━━━━━ DATA SECTION

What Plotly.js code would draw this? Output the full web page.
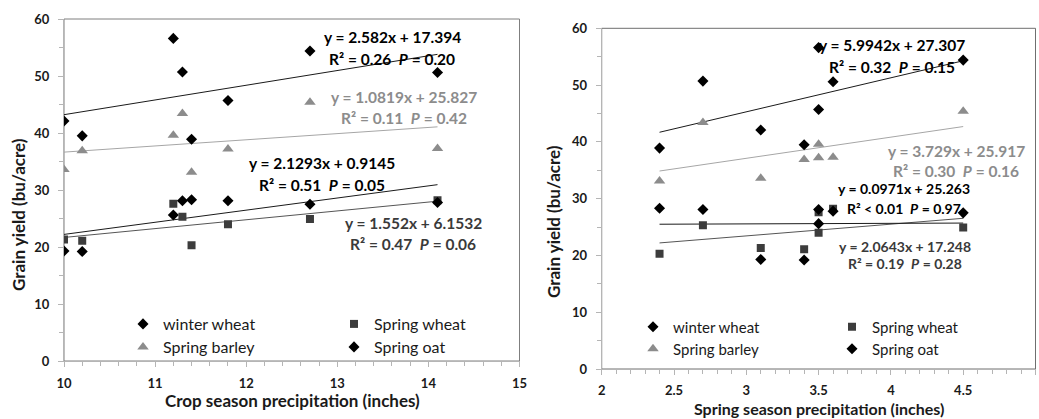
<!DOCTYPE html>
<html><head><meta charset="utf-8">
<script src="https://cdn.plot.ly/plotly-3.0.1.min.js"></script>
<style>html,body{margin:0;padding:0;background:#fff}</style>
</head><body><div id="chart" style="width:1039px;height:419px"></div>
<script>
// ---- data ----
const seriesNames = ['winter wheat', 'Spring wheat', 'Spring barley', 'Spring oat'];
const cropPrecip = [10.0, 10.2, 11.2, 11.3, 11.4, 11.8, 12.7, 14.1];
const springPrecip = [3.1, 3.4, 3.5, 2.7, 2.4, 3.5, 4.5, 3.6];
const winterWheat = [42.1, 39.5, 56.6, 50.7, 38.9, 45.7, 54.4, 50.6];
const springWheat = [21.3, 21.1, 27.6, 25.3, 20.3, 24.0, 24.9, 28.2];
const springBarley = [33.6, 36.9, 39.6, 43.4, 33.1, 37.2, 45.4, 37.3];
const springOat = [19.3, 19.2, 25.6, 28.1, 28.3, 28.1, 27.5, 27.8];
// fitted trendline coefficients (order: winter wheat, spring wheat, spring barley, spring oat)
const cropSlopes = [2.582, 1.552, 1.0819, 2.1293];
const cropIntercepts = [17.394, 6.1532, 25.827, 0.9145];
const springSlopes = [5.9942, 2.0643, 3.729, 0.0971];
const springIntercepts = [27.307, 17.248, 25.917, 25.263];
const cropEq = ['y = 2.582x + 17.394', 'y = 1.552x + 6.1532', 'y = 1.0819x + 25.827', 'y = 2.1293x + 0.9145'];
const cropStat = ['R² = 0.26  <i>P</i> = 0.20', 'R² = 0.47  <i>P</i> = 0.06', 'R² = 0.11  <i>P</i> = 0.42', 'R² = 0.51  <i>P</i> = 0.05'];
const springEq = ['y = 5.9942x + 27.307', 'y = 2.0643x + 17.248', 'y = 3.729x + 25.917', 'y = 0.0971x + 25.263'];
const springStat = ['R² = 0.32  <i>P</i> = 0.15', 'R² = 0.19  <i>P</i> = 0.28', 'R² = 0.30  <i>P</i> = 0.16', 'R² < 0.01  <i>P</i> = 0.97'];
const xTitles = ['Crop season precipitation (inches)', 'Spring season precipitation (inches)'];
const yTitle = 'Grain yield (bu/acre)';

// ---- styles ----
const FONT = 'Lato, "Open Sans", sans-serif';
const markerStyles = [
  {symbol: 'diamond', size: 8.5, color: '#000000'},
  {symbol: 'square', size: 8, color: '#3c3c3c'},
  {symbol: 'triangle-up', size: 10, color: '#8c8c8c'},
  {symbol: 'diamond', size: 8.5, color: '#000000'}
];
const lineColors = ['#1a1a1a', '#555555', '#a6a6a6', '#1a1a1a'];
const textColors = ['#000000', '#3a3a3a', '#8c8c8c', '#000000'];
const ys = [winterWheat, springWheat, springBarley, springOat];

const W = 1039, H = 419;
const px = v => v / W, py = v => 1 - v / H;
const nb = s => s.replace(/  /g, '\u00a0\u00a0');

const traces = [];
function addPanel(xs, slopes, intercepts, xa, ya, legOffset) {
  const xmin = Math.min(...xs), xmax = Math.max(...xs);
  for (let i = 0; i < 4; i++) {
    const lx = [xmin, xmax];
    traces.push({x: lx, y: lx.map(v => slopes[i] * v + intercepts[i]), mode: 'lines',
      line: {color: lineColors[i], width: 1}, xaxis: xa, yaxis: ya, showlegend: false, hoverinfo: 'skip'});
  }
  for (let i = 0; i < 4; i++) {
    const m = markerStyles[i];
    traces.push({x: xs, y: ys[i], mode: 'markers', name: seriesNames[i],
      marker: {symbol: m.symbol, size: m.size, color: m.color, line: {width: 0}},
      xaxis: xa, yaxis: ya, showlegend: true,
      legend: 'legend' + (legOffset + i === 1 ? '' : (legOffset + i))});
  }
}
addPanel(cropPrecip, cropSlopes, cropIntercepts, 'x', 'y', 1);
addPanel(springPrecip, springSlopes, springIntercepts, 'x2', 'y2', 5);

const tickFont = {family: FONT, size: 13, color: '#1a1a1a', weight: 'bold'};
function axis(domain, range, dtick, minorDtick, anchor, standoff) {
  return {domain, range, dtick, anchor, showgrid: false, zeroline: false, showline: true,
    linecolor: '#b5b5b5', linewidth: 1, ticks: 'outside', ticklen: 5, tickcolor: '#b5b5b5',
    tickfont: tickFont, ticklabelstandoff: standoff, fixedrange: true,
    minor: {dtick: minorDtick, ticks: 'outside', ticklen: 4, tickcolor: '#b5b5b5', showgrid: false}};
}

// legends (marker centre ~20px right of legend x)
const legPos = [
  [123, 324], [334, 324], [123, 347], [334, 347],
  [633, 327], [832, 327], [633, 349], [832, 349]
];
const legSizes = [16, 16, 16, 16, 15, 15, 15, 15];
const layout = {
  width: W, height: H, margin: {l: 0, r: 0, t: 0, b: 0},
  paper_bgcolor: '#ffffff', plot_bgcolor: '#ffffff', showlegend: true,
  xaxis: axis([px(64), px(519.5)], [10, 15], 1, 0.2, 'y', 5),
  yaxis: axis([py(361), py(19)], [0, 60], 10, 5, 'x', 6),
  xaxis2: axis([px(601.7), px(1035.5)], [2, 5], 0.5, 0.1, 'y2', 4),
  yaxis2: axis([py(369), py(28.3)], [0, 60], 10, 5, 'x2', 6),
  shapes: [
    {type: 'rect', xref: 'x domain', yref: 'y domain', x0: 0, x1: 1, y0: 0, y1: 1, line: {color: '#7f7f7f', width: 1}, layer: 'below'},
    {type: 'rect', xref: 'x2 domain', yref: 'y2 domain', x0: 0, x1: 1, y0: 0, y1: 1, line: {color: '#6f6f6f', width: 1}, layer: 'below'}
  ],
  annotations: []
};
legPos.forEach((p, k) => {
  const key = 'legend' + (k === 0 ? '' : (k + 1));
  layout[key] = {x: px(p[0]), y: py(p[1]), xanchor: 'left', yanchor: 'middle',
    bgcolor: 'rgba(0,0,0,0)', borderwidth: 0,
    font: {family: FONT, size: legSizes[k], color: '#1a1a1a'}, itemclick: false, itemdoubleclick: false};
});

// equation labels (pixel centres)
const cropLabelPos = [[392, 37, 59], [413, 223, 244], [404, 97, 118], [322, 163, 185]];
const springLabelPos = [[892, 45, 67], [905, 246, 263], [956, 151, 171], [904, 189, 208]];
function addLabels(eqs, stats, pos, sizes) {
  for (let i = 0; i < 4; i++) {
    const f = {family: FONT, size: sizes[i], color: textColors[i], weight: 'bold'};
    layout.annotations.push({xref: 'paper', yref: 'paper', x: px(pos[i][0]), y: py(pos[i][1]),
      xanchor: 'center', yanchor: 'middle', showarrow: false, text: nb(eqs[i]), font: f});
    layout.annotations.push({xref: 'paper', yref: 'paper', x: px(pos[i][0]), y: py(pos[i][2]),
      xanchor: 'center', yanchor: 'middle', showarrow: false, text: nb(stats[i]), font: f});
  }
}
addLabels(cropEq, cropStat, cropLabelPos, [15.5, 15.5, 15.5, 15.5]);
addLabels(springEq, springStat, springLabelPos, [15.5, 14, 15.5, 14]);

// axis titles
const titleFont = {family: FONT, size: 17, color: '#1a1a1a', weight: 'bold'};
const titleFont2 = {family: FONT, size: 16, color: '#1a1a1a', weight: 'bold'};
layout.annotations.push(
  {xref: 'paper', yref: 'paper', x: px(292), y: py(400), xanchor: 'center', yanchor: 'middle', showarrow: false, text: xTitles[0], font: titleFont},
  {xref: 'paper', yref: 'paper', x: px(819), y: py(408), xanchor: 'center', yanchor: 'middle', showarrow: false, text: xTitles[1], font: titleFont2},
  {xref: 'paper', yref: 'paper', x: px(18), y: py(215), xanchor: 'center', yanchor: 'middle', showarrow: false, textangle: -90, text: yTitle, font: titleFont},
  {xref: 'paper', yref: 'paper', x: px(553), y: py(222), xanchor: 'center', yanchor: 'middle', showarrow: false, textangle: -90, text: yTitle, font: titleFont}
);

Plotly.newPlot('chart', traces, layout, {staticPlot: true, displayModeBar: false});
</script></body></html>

━━━━━━━━━━

* _TASK OBJECTIVE_:
Leave out the pictures and repeat exactly the lines from the start of the material through the line that contains "const yTitle = 'Grain yield (bu/acre)';", both included.

* _SOLUTION TO THIS PROBLEM_:
What Plotly.js code would draw this? Output the full web page.
<!DOCTYPE html>
<html><head><meta charset="utf-8">
<script src="https://cdn.plot.ly/plotly-3.0.1.min.js"></script>
<style>html,body{margin:0;padding:0;background:#fff}</style>
</head><body><div id="chart" style="width:1039px;height:419px"></div>
<script>
// ---- data ----
const seriesNames = ['winter wheat', 'Spring wheat', 'Spring barley', 'Spring oat'];
const cropPrecip = [10.0, 10.2, 11.2, 11.3, 11.4, 11.8, 12.7, 14.1];
const springPrecip = [3.1, 3.4, 3.5, 2.7, 2.4, 3.5, 4.5, 3.6];
const winterWheat = [42.1, 39.5, 56.6, 50.7, 38.9, 45.7, 54.4, 50.6];
const springWheat = [21.3, 21.1, 27.6, 25.3, 20.3, 24.0, 24.9, 28.2];
const springBarley = [33.6, 36.9, 39.6, 43.4, 33.1, 37.2, 45.4, 37.3];
const springOat = [19.3, 19.2, 25.6, 28.1, 28.3, 28.1, 27.5, 27.8];
// fitted trendline coefficients (order: winter wheat, spring wheat, spring barley, spring oat)
const cropSlopes = [2.582, 1.552, 1.0819, 2.1293];
const cropIntercepts = [17.394, 6.1532, 25.827, 0.9145];
const springSlopes = [5.9942, 2.0643, 3.729, 0.0971];
const springIntercepts = [27.307, 17.248, 25.917, 25.263];
const cropEq = ['y = 2.582x + 17.394', 'y = 1.552x + 6.1532', 'y = 1.0819x + 25.827', 'y = 2.1293x + 0.9145'];
const cropStat = ['R² = 0.26  <i>P</i> = 0.20', 'R² = 0.47  <i>P</i> = 0.06', 'R² = 0.11  <i>P</i> = 0.42', 'R² = 0.51  <i>P</i> = 0.05'];
const springEq = ['y = 5.9942x + 27.307', 'y = 2.0643x + 17.248', 'y = 3.729x + 25.917', 'y = 0.0971x + 25.263'];
const springStat = ['R² = 0.32  <i>P</i> = 0.15', 'R² = 0.19  <i>P</i> = 0.28', 'R² = 0.30  <i>P</i> = 0.16', 'R² < 0.01  <i>P</i> = 0.97'];
const xTitles = ['Crop season precipitation (inches)', 'Spring season precipitation (inches)'];
const yTitle = 'Grain yield (bu/acre)';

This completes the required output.